The D.C. Court of Appeals ruled on Tuesday, in the case Sierra Club v. EPA, that states can in fact supplement the emissions monitoring performed by the Environmental Protection Agency, vacating a rule established by the Bush administration in 2003. The relationships between state and federal environmental agencies have long been thorny, at times acrimonious, and the decision was a major blow to the EPA’s stated desire to maintain federal control over the enforcement of environmental policies.

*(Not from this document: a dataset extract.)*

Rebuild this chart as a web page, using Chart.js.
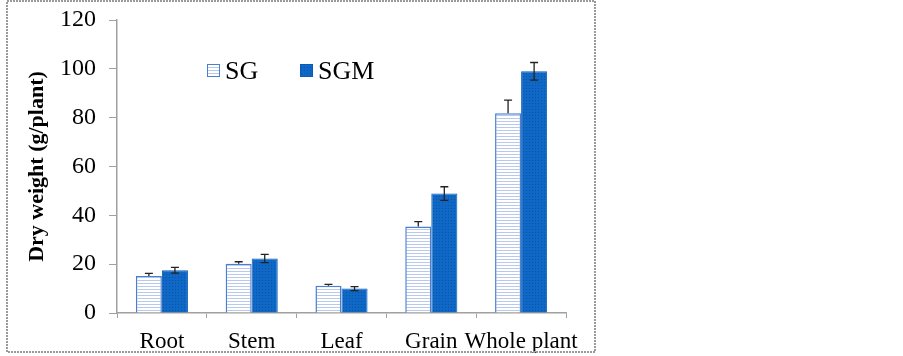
<!DOCTYPE html>
<html>
<head>
<meta charset="utf-8">
<script src="https://cdn.jsdelivr.net/npm/chart.js@4/dist/chart.umd.min.js"></script>
<style>
  body { margin: 0; background: #fff; }
  #wrap { width: 903px; height: 356px; position: relative; }
</style>
</head>
<body>
<div id="wrap"><canvas id="chart"></canvas></div>
<script>
const categories = ["Root", "Stem", "Leaf", "Grain", "Whole plant"];
const sgValues = [15.2, 20.2, 11.2, 35.4, 81.8];
const sgErrors = [1.0, 0.8, 0.5, 2.0, 5.4];
const sgmValues = [17.5, 22.3, 10.0, 48.9, 99.0];
const sgmErrors = [1.2, 1.7, 0.8, 2.8, 3.6];
const yTicks = [0, 20, 40, 60, 80, 100, 120];

const serif = "'Liberation Serif', 'Times New Roman', serif";

// striped fill for SG, dotted fill for SGM
function makePattern(bg, fg, type) {
    const c = document.createElement("canvas");
    c.width = 3;
    c.height = 3;
    const p = c.getContext("2d");
    p.fillStyle = bg;
    p.fillRect(0, 0, 3, 3);
    p.fillStyle = fg;
    if (type === "lines") {
        p.fillRect(0, 1, 3, 1);
    } else {
        p.fillRect(1, 1, 1, 1);
    }
    return document.createElement("canvas").getContext("2d").createPattern(c, "repeat");
}

const sgFill = makePattern("#ffffff", "#b8c8ee", "lines");
const sgmFill = makePattern("#0f68c6", "#0a55a6", "dots");

const errorBars = {
    id: "errorBars",
    afterDatasetsDraw(chart) {
        const ctx = chart.ctx;
        const y = chart.scales.y;
        const errs = [sgErrors, sgmErrors];
        ctx.save();
        ctx.strokeStyle = "#222";
        ctx.lineWidth = 1.3;
        chart.data.datasets.forEach((ds, i) => {
            const meta = chart.getDatasetMeta(i);
            meta.data.forEach((bar, j) => {
                const v = ds.data[j];
                const e = errs[i][j];
                const top = y.getPixelForValue(v + e);
                const bottom = i === 1 ? y.getPixelForValue(v - e) : y.getPixelForValue(v);
                ctx.beginPath();
                ctx.moveTo(bar.x, top);
                ctx.lineTo(bar.x, bottom);
                ctx.moveTo(bar.x - 4, top);
                ctx.lineTo(bar.x + 4, top);
                if (i === 1) {
                    ctx.moveTo(bar.x - 4, bottom);
                    ctx.lineTo(bar.x + 4, bottom);
                }
                ctx.stroke();
            });
        });
        ctx.restore();
    }
};

const legendAndFrame = {
    id: "legendAndFrame",
    afterDraw(chart) {
        const ctx = chart.ctx;
        ctx.save();
        // outer frame
        ctx.strokeStyle = "#9a9a9a";
        ctx.lineWidth = 2;
        ctx.setLineDash([2, 1]);
        ctx.strokeRect(7, 1, 588, 351);
        ctx.setLineDash([]);
        // legend
        const items = [
            { x: 207, ds: chart.data.datasets[0] },
            { x: 300, ds: chart.data.datasets[1] }
        ];
        ctx.font = "26px " + serif;
        ctx.textBaseline = "middle";
        items.forEach(it => {
            ctx.fillStyle = it.ds.backgroundColor;
            ctx.fillRect(it.x, 64, 13, 13);
            ctx.strokeStyle = it.ds.borderColor;
            ctx.lineWidth = 1;
            ctx.strokeRect(it.x + 0.5, 64.5, 12, 12);
            ctx.fillStyle = "#000";
            ctx.fillText(it.ds.label, it.x + 18, 72);
        });
        ctx.restore();
    }
};

new Chart(document.getElementById("chart"), {
    type: "bar",
    data: {
        labels: categories,
        datasets: [
            {
                label: "SG",
                data: sgValues,
                backgroundColor: sgFill,
                borderColor: "#4a7fd0",
                borderWidth: 1.5
            },
            {
                label: "SGM",
                data: sgmValues,
                backgroundColor: sgmFill,
                borderColor: "#0a5cb8",
                borderWidth: 1
            }
        ]
    },
    options: {
        responsive: true,
        maintainAspectRatio: false,
        animation: false,
        layout: { padding: { top: 20, right: 337, bottom: 0, left: 0 } },
        plugins: {
            legend: { display: false },
            tooltip: { enabled: false }
        },
        datasets: {
            bar: { categoryPercentage: 0.58, barPercentage: 1.0 }
        },
        scales: {
            x: {
                grid: { offset: true, drawOnChartArea: false, tickLength: 5, color: "#a0a0a0" },
                border: { color: "#a0a0a0", width: 1.5 },
                ticks: { color: "#000", font: { family: serif, size: 23 }, padding: 10, maxRotation: 0, autoSkip: false },
                afterFit(scale) { scale.height = 43; }
            },
            y: {
                min: 0,
                max: 120,
                afterBuildTicks(scale) { scale.ticks = yTicks.map(v => ({ value: v })); },
                grid: { drawOnChartArea: false, tickLength: 8, color: "#a0a0a0" },
                border: { color: "#a0a0a0", width: 1.5 },
                ticks: { color: "#000", font: { family: serif, size: 24 }, padding: 13 },
                title: {
                    display: true,
                    text: "Dry weight (g/plant)",
                    color: "#000",
                    font: { family: serif, size: 22, weight: "bold" },
                    padding: { top: 24, bottom: 0 }
                },
                afterFit(scale) {
                    scale.width = 117;
                    scale.paddingTop = 0;
                    scale.paddingBottom = 0;
                }
            }
        }
    },
    plugins: [errorBars, legendAndFrame]
});
</script>
</body>
</html>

Confusion over the federal and state mandates has plagued the regulatory agencies since the passage of the Clean Air Act. The monitoring of stationary polluters, such as power plants or factories, proved to be particularly complicated. In 1990, attempting to streamline the Act, Congress introduced a permit program for polluters, to be supervised by the EPA and implemented at the state level. The specifics, however, left room for interpretation, especially in the area of enforcement: who was responsible for issuing monitoring guidelines, and how would the EPA and the states resolve disagreements over their effectiveness?

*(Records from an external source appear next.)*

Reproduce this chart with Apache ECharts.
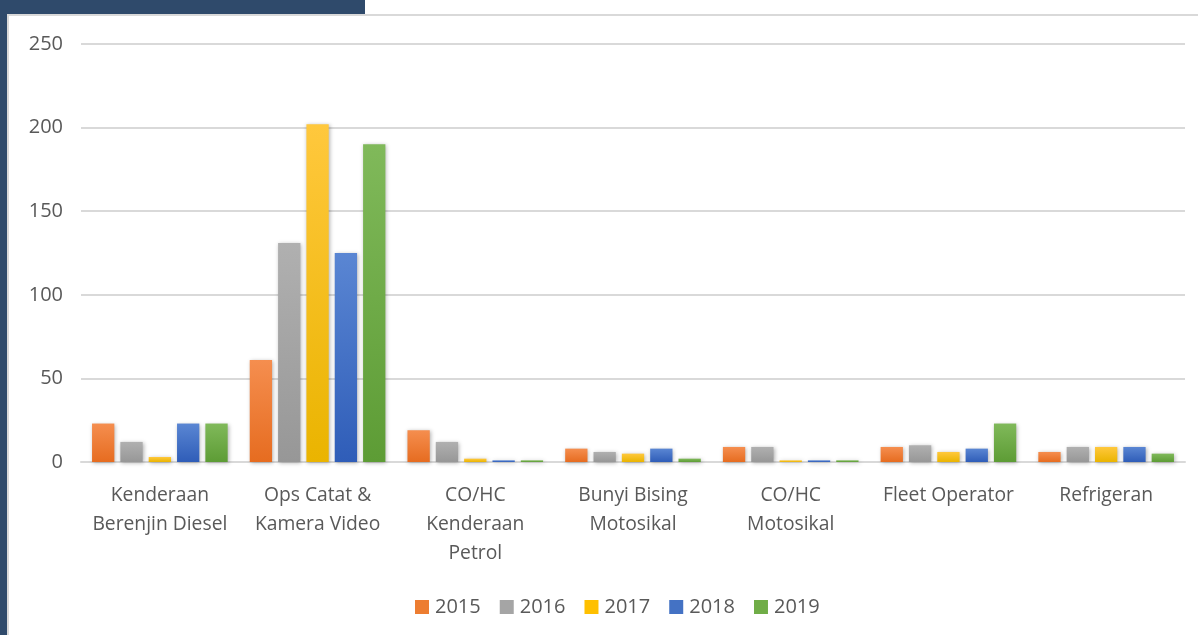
<!DOCTYPE html>
<html>
<head>
<meta charset="utf-8">
<script src="https://cdn.jsdelivr.net/npm/echarts@6/dist/echarts.min.js"></script>
<style>
html,body{margin:0;padding:0;width:1198px;height:635px;overflow:hidden;background:#ffffff;}
#blueTop{position:absolute;left:0;top:0;width:365px;height:14px;background:#2F4A6B;}
#blueLeft{position:absolute;left:0;top:0;width:7px;height:635px;background:#2F4A6B;}
#panel{position:absolute;left:7px;top:14px;width:1191px;height:621px;border-left:2px solid #D9D9D9;border-top:2px solid #D9D9D9;box-sizing:border-box;background:#fff;}
#chart{position:absolute;left:0;top:0;width:1198px;height:635px;}
</style>
</head>
<body>
<div id="blueTop"></div>
<div id="blueLeft"></div>
<div id="panel"></div>
<div id="chart"></div>
<script>
const categories = ["Kenderaan\nBerenjin Diesel", "Ops Catat &\nKamera Video", "CO/HC\nKenderaan\nPetrol", "Bunyi Bising\nMotosikal", "CO/HC\nMotosikal", "Fleet Operator", "Refrigeran"];
const seriesNames = ["2015", "2016", "2017", "2018", "2019"];
const v2015 = [23, 61, 19, 8, 9, 9, 6];
const v2016 = [12, 131, 12, 6, 9, 10, 9];
const v2017 = [3, 202, 2, 5, 1, 6, 9];
const v2018 = [23, 125, 1, 8, 1, 8, 9];
const v2019 = [23, 190, 1, 2, 1, 23, 5];
const yTicks = [0, 50, 100, 150, 200, 250];

const values = [v2015, v2016, v2017, v2018, v2019];
const colors = [
  ["#F58E4F", "#E66C20"],
  ["#B0B0B0", "#979797"],
  ["#FFC83D", "#EAB400"],
  ["#5A86D3", "#2F5DB8"],
  ["#80B95A", "#5D9C35"]
];
const legendColors = ["#ED7D31", "#A5A5A5", "#FFC000", "#4472C4", "#70AD47"];
const FONT = "'Open Sans', sans-serif";

const chart = echarts.init(document.getElementById('chart'), null, {renderer: 'canvas'});
chart.setOption({
  backgroundColor: 'transparent',
  animation: false,
  color: legendColors,
  grid: {left: 81, right: 13, top: 44, bottom: 173, containLabel: false},
  legend: {
    data: seriesNames.map((n, i) => ({name: n, itemStyle: {color: legendColors[i]}})),
    bottom: 13,
    left: 410,
    itemWidth: 14,
    itemHeight: 14,
    itemGap: 19,
    icon: 'rect',
    textStyle: {color: '#595959', fontSize: 20, fontFamily: FONT, padding: [0, 0, 0, 1]}
  },
  xAxis: {
    type: 'category',
    data: categories,
    axisLine: {show: true, lineStyle: {color: '#D9D9D9', width: 2}},
    axisTick: {show: false},
    axisLabel: {color: '#595959', fontSize: 19.3, fontFamily: FONT, lineHeight: 29, margin: 19, interval: 0}
  },
  yAxis: {
    type: 'value',
    min: 0, max: 250, interval: 50,
    axisLine: {show: false},
    axisTick: {show: false},
    splitLine: {lineStyle: {color: '#D9D9D9', width: 2}},
    axisLabel: {color: '#595959', fontSize: 20, fontFamily: FONT, margin: 18,
      formatter: v => yTicks.includes(v) ? String(v) : ''}
  },
  series: seriesNames.map((name, i) => ({
    name: name,
    type: 'bar',
    data: values[i],
    barGap: '27%',
    barCategoryGap: '14%',
    itemStyle: {
      color: new echarts.graphic.LinearGradient(0, 0, 0, 1, [
        {offset: 0, color: colors[i][0]}, {offset: 1, color: colors[i][1]}
      ]),
      shadowColor: 'rgba(0,0,0,0.3)',
      shadowBlur: 4,
      shadowOffsetX: 1,
      shadowOffsetY: 1
    }
  }))
});
</script>
</body>
</html>
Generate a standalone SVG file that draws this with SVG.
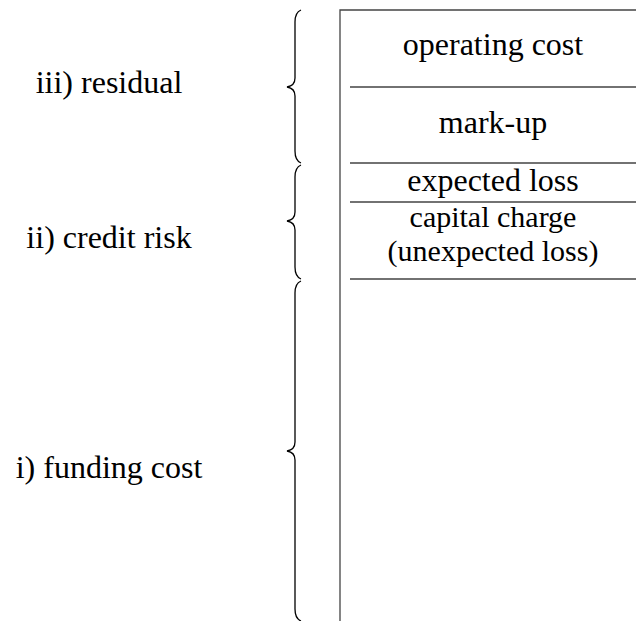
<svg xmlns="http://www.w3.org/2000/svg" width="636" height="621" viewBox="0 0 636 621">
<style>
text{font-family:"Liberation Serif","Times New Roman",serif;font-size:32px;fill:#000;text-anchor:middle}
text.sm{font-size:30px}
.ln{stroke:#444;stroke-width:1.3;fill:none}
.br{stroke:#000;stroke-width:1.3;fill:none}
</style>
<rect width="636" height="621" fill="#fff"/>
<g id="connectors">
<path class="ln" d="M340 621 V10 H636"/>
<path class="ln" d="M350 87 H636 M350 163 H636 M350 202 H636 M350 279 H636"/>
</g>
<g id="brace-residual">
<path class="br" d="M301 10 C296 12 295 16 295 22 L295 78 C295 83 293 86 287 87 C293 88 295 91 295 96 L295 151 C295 157 296 161 301 163"/>
</g>
<g id="brace-credit">
<path class="br" d="M301 165 C296 167 295 171 295 177 L295 212 C295 217 293 220 287 221 C293 222 295 225 295 230 L295 267 C295 273 296 277 301 279"/>
</g>
<g id="brace-funding">
<path class="br" d="M301 281 C296 283 295 287 295 293 L295 442 C295 447 293 450 287 451 C293 452 295 455 295 460 L295 609 C295 615 296 619 301 621"/>
</g>
<g id="operating-cost"><text x="493" y="55">operating cost</text></g>
<g id="mark-up"><text x="493" y="133">mark-up</text></g>
<g id="expected-loss"><text x="493" y="191">expected loss</text></g>
<g id="capital-charge"><text class="sm" x="493" y="227">capital charge</text><text class="sm" x="493" y="261">(unexpected loss)</text></g>
<g id="residual"><text x="109" y="93">iii) residual</text></g>
<g id="credit-risk"><text x="109" y="248">ii) credit risk</text></g>
<g id="funding-cost"><text x="109" y="478">i) funding cost</text></g>
</svg>
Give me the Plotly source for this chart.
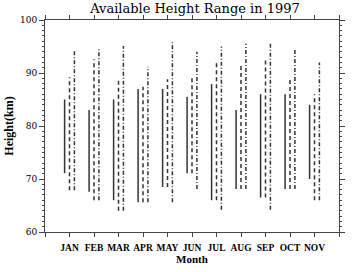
import plotly.graph_objects as go

months = ["JAN", "FEB", "MAR", "APR", "MAY", "JUN", "JUL", "AUG", "SEP", "OCT", "NOV"]
solid_top = [85.0, 83.0, 85.0, 87.0, 87.0, 85.5, 87.9, 83.0, 86.0, 86.0, 84.0]
solid_bot = [71.1, 67.6, 66.0, 65.6, 68.5, 71.1, 66.0, 68.1, 66.5, 68.1, 70.0]
dash_top = [89.2, 92.6, 89.1, 87.4, 88.8, 89.5, 92.0, 91.3, 92.5, 89.0, 86.0]
dash_bot = [67.9, 66.0, 64.0, 65.6, 68.5, 71.1, 66.0, 68.1, 66.5, 68.1, 66.0]
dd_top = [94.2, 94.7, 95.1, 91.2, 95.9, 94.0, 95.0, 95.5, 95.5, 94.7, 92.0]
dd_bot = [67.9, 66.0, 64.0, 65.6, 65.6, 68.1, 64.2, 68.1, 64.2, 68.1, 66.0]

series = [
    (solid_bot, solid_top, -0.2, "solid"),
    (dash_bot, dash_top, 0.0, "4px,3px"),
    (dd_bot, dd_top, 0.2, "4px,2px,1px,2px"),
]

fig = go.Figure()
for bots, tops, off, dash in series:
    xs, ys = [], []
    for i, (b, t) in enumerate(zip(bots, tops)):
        xc = i + 1 + off
        xs += [xc, xc, None]
        ys += [b, t, None]
    fig.add_trace(go.Scatter(x=xs, y=ys, mode="lines", showlegend=False,
                             line=dict(color="#333333", width=1.5, dash=dash)))

tickvals = list(range(0, 13))
ticktext = [""] + months + [""]

fig.update_layout(
    width=352, height=272,
    margin=dict(l=45, r=7, t=20, b=40),
    paper_bgcolor="white", plot_bgcolor="white",
    title=dict(text="Available Height Range in 1997", x=0.554, xanchor="center",
               y=0.985, yanchor="top",
               font=dict(family="DejaVu Serif", size=13, color="black")),
    font=dict(family="DejaVu Serif", color="black"),
)
fig.update_xaxes(
    range=[0, 12], tickvals=tickvals, ticktext=ticktext, tickangle=0,
    ticks="outside", ticklen=4, tickcolor="#444", tickwidth=1,
    ticklabelstandoff=3,
    showline=True, linecolor="#444", linewidth=1, mirror="ticks",
    showgrid=False, zeroline=False,
    tickfont=dict(family="Liberation Serif", size=9.5, color="black", weight="bold"),
    title=dict(text="<b>Month</b>", standoff=2,
               font=dict(family="Liberation Serif", size=11, color="black")),
)
fig.update_yaxes(
    range=[60, 100], dtick=10, tick0=60,
    ticks="outside", ticklen=5, tickcolor="#444", tickwidth=1,
    minor=dict(dtick=1, ticks="outside", ticklen=2, tickcolor="#444"),
    showline=True, linecolor="#444", linewidth=1, mirror="ticks",
    showgrid=False, zeroline=False,
    tickfont=dict(family="DejaVu Serif", size=9, color="black"),
    title=dict(text="<b>Height(km)</b>", standoff=3,
               font=dict(family="Liberation Serif", size=12, color="black")),
)

fig.write_html("out.html")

Some states have argued that the EPA’s monitoring guidelines are not stringent enough, and would like to impose their own inspections. Initially, the EPA supported state monitoring, which was strongly opposed by industry leaders, and fought in court for rules to that effect. But, in 2002, the EPA abruptly changed course. The agency settled a case with an industry organization that had challenged its proposed pro-state monitoring rule by reversing its position, and instead amended the rule to prohibit state regulations.

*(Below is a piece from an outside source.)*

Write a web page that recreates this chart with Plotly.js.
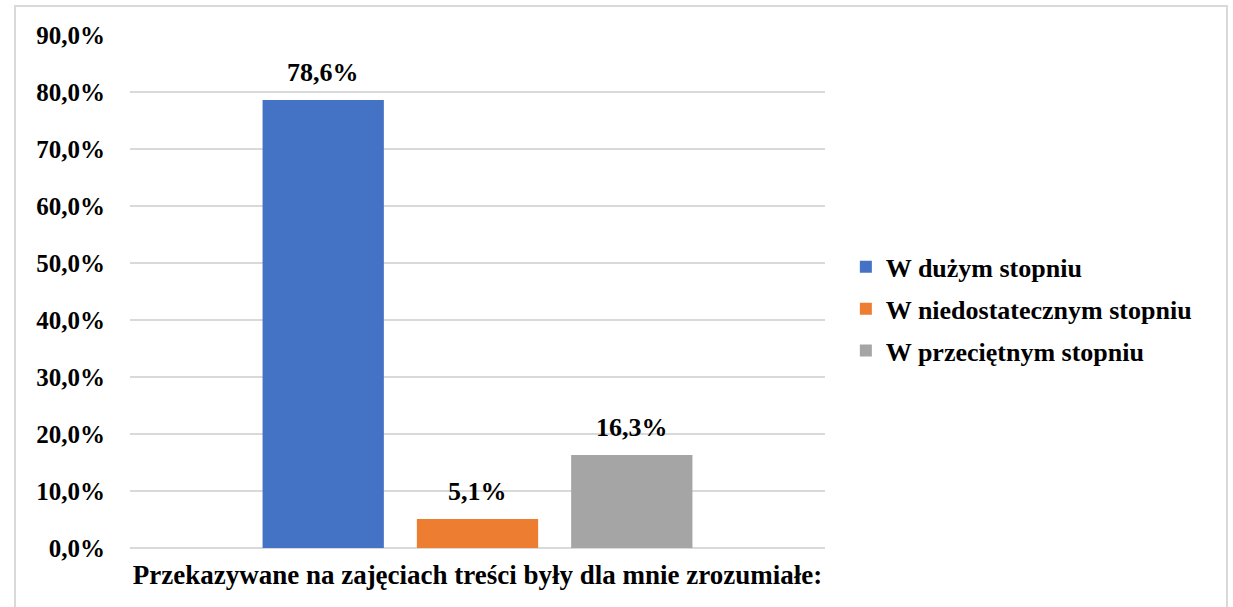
<!DOCTYPE html>
<html>
<head>
<meta charset="utf-8">
<script src="https://cdn.plot.ly/plotly-3.0.1.min.js"></script>
<style>
html,body{margin:0;padding:0;background:#fff;}
#chart{width:1233px;height:607px;position:absolute;left:0;top:0;}
#frame{position:absolute;left:14px;top:5px;width:1210px;height:620px;border:2px solid #d9d9d9;pointer-events:none;}
</style>
</head>
<body>
<div id="chart"></div>
<div id="frame"></div>
<script>
const category = ["Przekazywane na zajęciach treści były dla mnie zrozumiałe:"];
const seriesNames = ["W dużym stopniu", "W niedostatecznym stopniu", "W przeciętnym stopniu"];
const seriesValues = [0.786, 0.051, 0.163];
const seriesColors = ["#4472C4", "#ED7D31", "#A5A5A5"];
const tickValues = [0, 0.1, 0.2, 0.3, 0.4, 0.5, 0.6, 0.7, 0.8, 0.9];

const font = "Liberation Serif";
const fs = 26;
const bargap = 0.334;
const n = seriesNames.length;

const traces = seriesNames.map((name, i) => ({
  type: 'bar',
  name: name,
  x: [0],
  y: [seriesValues[i]],
  marker: {color: seriesColors[i]},
  legendgroup: 'g' + i,
  hoverinfo: 'none'
}));

// value labels above each bar, placed at the bar's slot centre in axis units
const slot = (1 - bargap) / n;
const annotations = seriesValues.map((v, i) => ({
  x: (i - (n - 1) / 2) * slot,
  y: v,
  xref: 'x', yref: 'y',
  text: (v * 100).toFixed(1).replace('.', ',') + '%',
  showarrow: false,
  yanchor: 'bottom',
  yshift: 11,
  font: {family: font, size: fs, color: '#000', weight: 'bold'}
}));

const layout = {
  width: 1233, height: 607,
  margin: {l: 130, r: 408, t: 35, b: 59},
  paper_bgcolor: '#fff', plot_bgcolor: '#fff',
  separators: ',.',
  barmode: 'group',
  bargap: bargap,
  bargroupgap: 0.214,
  font: {family: font, color: '#000', size: fs},
  showlegend: true,
  annotations: annotations,
  legend: {
    x: 1.030, xanchor: 'left', y: 0.466, yanchor: 'middle',
    font: {family: font, size: fs, color: '#000', weight: 'bold'},
    traceorder: 'grouped', tracegroupgap: 5,
    itemwidth: 30
  },
  xaxis: {
    type: 'linear', range: [-0.5, 0.5],
    showticklabels: false, showgrid: false, zeroline: false,
    showline: false, ticks: '',
    title: {text: category[0], font: {family: font, size: 27, color: '#000', weight: 'bold'}, standoff: 17}
  },
  yaxis: {
    range: [0, 0.9], tickvals: tickValues, tickformat: '.1%',
    tickfont: {family: font, size: 25, color: '#000', weight: 'bold'},
    showgrid: true, gridcolor: '#d9d9d9', gridwidth: 2,
    zeroline: true, zerolinecolor: '#d9d9d9', zerolinewidth: 2,
    showline: false, ticks: '', ticklabelstandoff: 24
  }
};

Plotly.newPlot('chart', traces, layout, {staticPlot: true, displayModeBar: false});
</script>
</body>
</html>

In a 2-1 decision, the D.C. Circuit found that the rule impeded the implementation of the Clean Air Act, by preventing the enforcement of adequate permit monitoring. The dissenting judge, however, found that the federal monitoring guidelines meet the definition of “adequate.”
Carl Pope, head of the Sierra Club, gave a heartfelt statement after the decision, declaring it “a huge victory against one of the most egregious rollbacks of environmental protections in our nation’s history.”